Hauptsächlich die Feuchtigkeit habe ihren Teil zum jetzigen Zustand beigetragen. „Das Problem ist vor allem die Leinwand, auf die die Farben aufgetragen worden sind. Sie schlägt Blasen, so dass die Farbe abzufallen droht“, erklärt die Restauratorin, die seit 2010 als wissenschaftliche Mitarbeiterin an der Hochschule für Bildende Künste Dresden im Fachbereich Kunsttechnologie, Konservierung und Restaurierung von Kunst- und Kulturgut tätig ist.

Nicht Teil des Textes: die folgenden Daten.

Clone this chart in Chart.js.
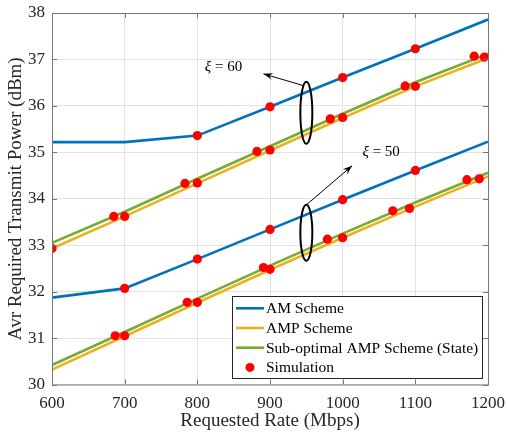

Von der beidseitigen Bemalung sind nur Fragmente erhalten geblieben. Auf der Vorderseite wird die überlebensgroße Christus-Figur deutlich. Zu sehen sind zudem Symbole der Evangelisten Matthäus (Engel), Johannes (Adler), Lukas (Stier) und Markus (Löwe). Auf der Rückseite haben nur noch Details die Zeit überstanden: Knie, Zeh und Teile des Lendenschurzes des Gekreuzigten. Entdeckt wurde bei den Untersuchungen zudem ein kleines Fach für Reliquien, das jedoch leer war.
Altertümlicher Leim aus Hasenfell
Das gemeinsame Projekt zwischen der Hochschule und der Stiftung Schulpforta soll 2015 abgeschlossen sein. Neben den modernen Untersuchungsmethoden greift Stephanie Exner allerdings auch zu „altertümlichen Hilfsmitteln“. Sie verwendet Leim aus Hasenfell sowie aus der Schwimmblase des Störs, um die Leinwand zu fixieren und die Blasen zu beseitigen.
Derzeit ruhen die Arbeiten aufgrund der kühlen Witterung. Trotzdem können Besucher das Tafelkreuz in Augenschein nehmen. Denn die Schatzkiste hat auch ein Fenster.